→ What is required
Restate the records that follow word for word; no pictures should appear.

→ Given entries
★ ★ ★

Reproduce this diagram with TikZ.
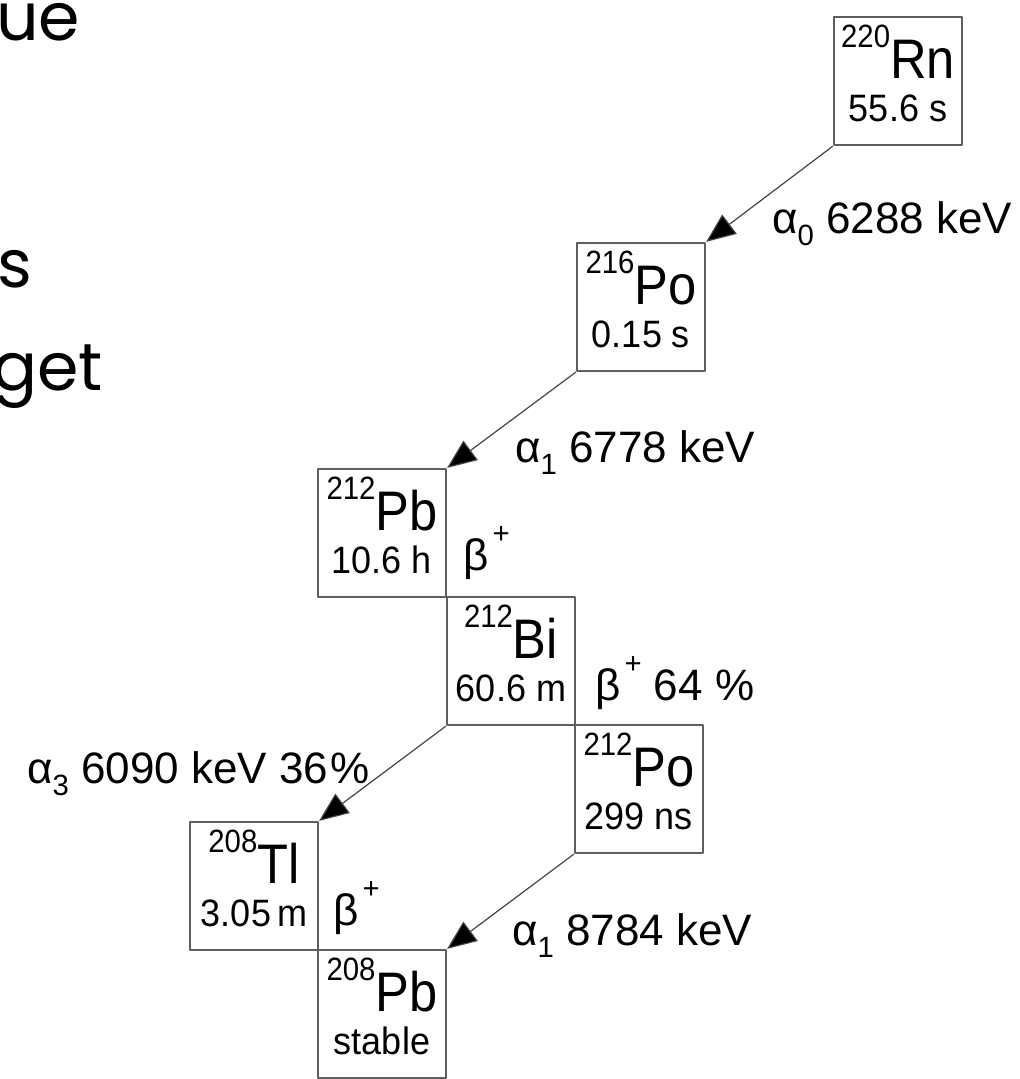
\documentclass[tikz,border=0pt]{standalone}
\usepackage{fontspec}
\setmainfont{Liberation Sans}
\newfontfamily\slidefont{Poppins}
\usetikzlibrary{arrows.meta,positioning}
\definecolor{boxgray}{HTML}{5E5E5E}
\definecolor{arrowgray}{HTML}{444444}
\tikzset{
  every picture/.style={line join=round, >={Triangle[length=22pt,width=18pt,fill=black]}},
  nuc/.style={draw=boxgray, line width=1.7pt, minimum width=96pt, minimum height=96pt, inner sep=0pt},
  sym/.style={anchor=base, inner sep=0pt, font=\fontsize{38}{40}\selectfont},
  hl/.style={anchor=base, inner sep=0pt, font=\fontsize{27}{30}\selectfont},
  decay/.style={anchor=base west, inner sep=0pt, font=\fontsize{33}{36}\selectfont},
  slide/.style={anchor=base west, inner sep=0pt, font=\slidefont\fontsize{50}{55}\selectfont},
  arr/.style={->, arrowgray, line width=0.9pt},
}
\newcommand{\iso}[2]{\scalebox{1}[1.1]{\raisebox{21pt}{\fontsize{22}{22}\selectfont #1}#2}}
\newcommand{\lo}[1]{\raisebox{-9pt}{\fontsize{22}{22}\selectfont #1}}
\newcommand{\bplus}{β\kern3pt\raisebox{20pt}{\fontsize{22}{22}\selectfont +}}

\begin{document}
\begin{tikzpicture}[x=0.75pt,y=-0.75pt]
\useasboundingbox (0,0) rectangle (1020,1079);
% slide text cut off at the left
\node[slide] (w1) at (-4,40) {ue};
\node[slide] (w2) at (-3,287) {s};
\node[slide] (w3) at (-8,390) {get};
% nuclides
\foreach \n/\x/\y/\m/\s/\t in {rn220/898/81/220/Rn/55.6 s, po216/641/307/216/Po/0.15 s,
  pb212/382/533/212/Pb/10.6 h, bi212/511/661/212/Bi/60.6 m, po212/639/789/212/Po/299 ns,
  tl208/254/886/208/Tl/3.05\,m, pb208/382/1014/208/Pb/stable}{
  \node[nuc] (\n) at (\x,\y) {};
  \node[sym] (\n-s) at ([yshift=-47pt]\n.north) {\iso{\m}{\s}};
  \node[hl] (\n-t) at ([yshift=-79.5pt]\n.north) {\scalebox{1}[1.06]{\t}};
}
% decays
\draw[arr] (rn220.south west) -- (po216.north east);
\draw[arr] (po216.south west) -- (pb212.north east);
\draw[arr] (bi212.south west) -- (tl208.north east);
\draw[arr] (po212.south west) -- (pb208.north east);
\node[decay] (a0) at (772,233) {α\lo{0} 6288 keV};
\node[decay] (a1) at (515,462) {α\lo{1} 6778 keV};
\node[decay] (b1) at (463,570) {\bplus};
\node[decay] (b2) at (595,700) {\bplus\ 64 \%};
\node[decay] (a3) at (27,783) {α\lo{3} 6090 keV 36\kern2pt\%};
\node[decay] (b3) at (333,925) {\bplus};
\node[decay] (a4) at (512,945) {α\lo{1} 8784 keV};
\end{tikzpicture}
\end{document}
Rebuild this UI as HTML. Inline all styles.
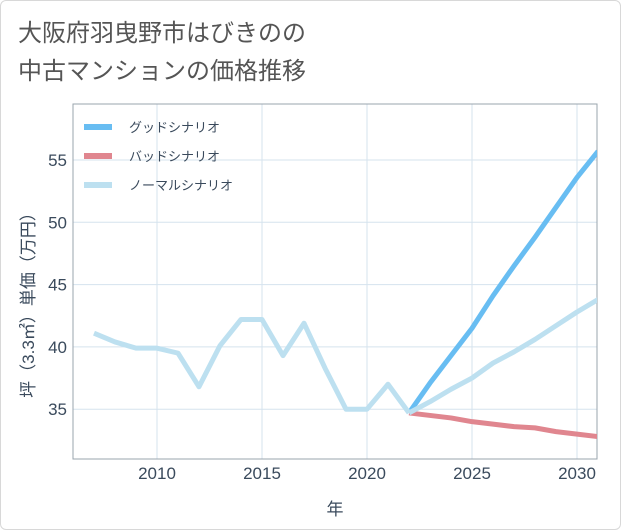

★ ★ ★

→ Exercise solution
Reproduce this diagram with TikZ.
\documentclass[tikz,border=0pt]{standalone}
\usepackage{fontspec}
\setmainfont{Liberation Sans}
\newfontfamily\slidefont{Poppins}
\usetikzlibrary{arrows.meta,positioning}
\definecolor{boxgray}{HTML}{5E5E5E}
\definecolor{arrowgray}{HTML}{444444}
\tikzset{
  every picture/.style={line join=round, >={Triangle[length=22pt,width=18pt,fill=black]}},
  nuc/.style={draw=boxgray, line width=1.7pt, minimum width=96pt, minimum height=96pt, inner sep=0pt},
  sym/.style={anchor=base, inner sep=0pt, font=\fontsize{38}{40}\selectfont},
  hl/.style={anchor=base, inner sep=0pt, font=\fontsize{27}{30}\selectfont},
  decay/.style={anchor=base west, inner sep=0pt, font=\fontsize{33}{36}\selectfont},
  slide/.style={anchor=base west, inner sep=0pt, font=\slidefont\fontsize{50}{55}\selectfont},
  arr/.style={->, arrowgray, line width=0.9pt},
}
\newcommand{\iso}[2]{\scalebox{1}[1.1]{\raisebox{21pt}{\fontsize{22}{22}\selectfont #1}#2}}
\newcommand{\lo}[1]{\raisebox{-9pt}{\fontsize{22}{22}\selectfont #1}}
\newcommand{\bplus}{β\kern3pt\raisebox{20pt}{\fontsize{22}{22}\selectfont +}}

\begin{document}
\begin{tikzpicture}[x=0.75pt,y=-0.75pt]
\useasboundingbox (0,0) rectangle (1020,1079);
% slide text cut off at the left
\node[slide] (w1) at (-4,40) {ue};
\node[slide] (w2) at (-3,287) {s};
\node[slide] (w3) at (-8,390) {get};
% nuclides
\foreach \n/\x/\y/\m/\s/\t in {rn220/898/81/220/Rn/55.6 s, po216/641/307/216/Po/0.15 s,
  pb212/382/533/212/Pb/10.6 h, bi212/511/661/212/Bi/60.6 m, po212/639/789/212/Po/299 ns,
  tl208/254/886/208/Tl/3.05\,m, pb208/382/1014/208/Pb/stable}{
  \node[nuc] (\n) at (\x,\y) {};
  \node[sym] (\n-s) at ([yshift=-47pt]\n.north) {\iso{\m}{\s}};
  \node[hl] (\n-t) at ([yshift=-79.5pt]\n.north) {\scalebox{1}[1.06]{\t}};
}
% decays
\draw[arr] (rn220.south west) -- (po216.north east);
\draw[arr] (po216.south west) -- (pb212.north east);
\draw[arr] (bi212.south west) -- (tl208.north east);
\draw[arr] (po212.south west) -- (pb208.north east);
\node[decay] (a0) at (772,233) {α\lo{0} 6288 keV};
\node[decay] (a1) at (515,462) {α\lo{1} 6778 keV};
\node[decay] (b1) at (463,570) {\bplus};
\node[decay] (b2) at (595,700) {\bplus\ 64 \%};
\node[decay] (a3) at (27,783) {α\lo{3} 6090 keV 36\kern2pt\%};
\node[decay] (b3) at (333,925) {\bplus};
\node[decay] (a4) at (512,945) {α\lo{1} 8784 keV};
\end{tikzpicture}
\end{document}
Rebuild this UI as HTML. Inline all styles.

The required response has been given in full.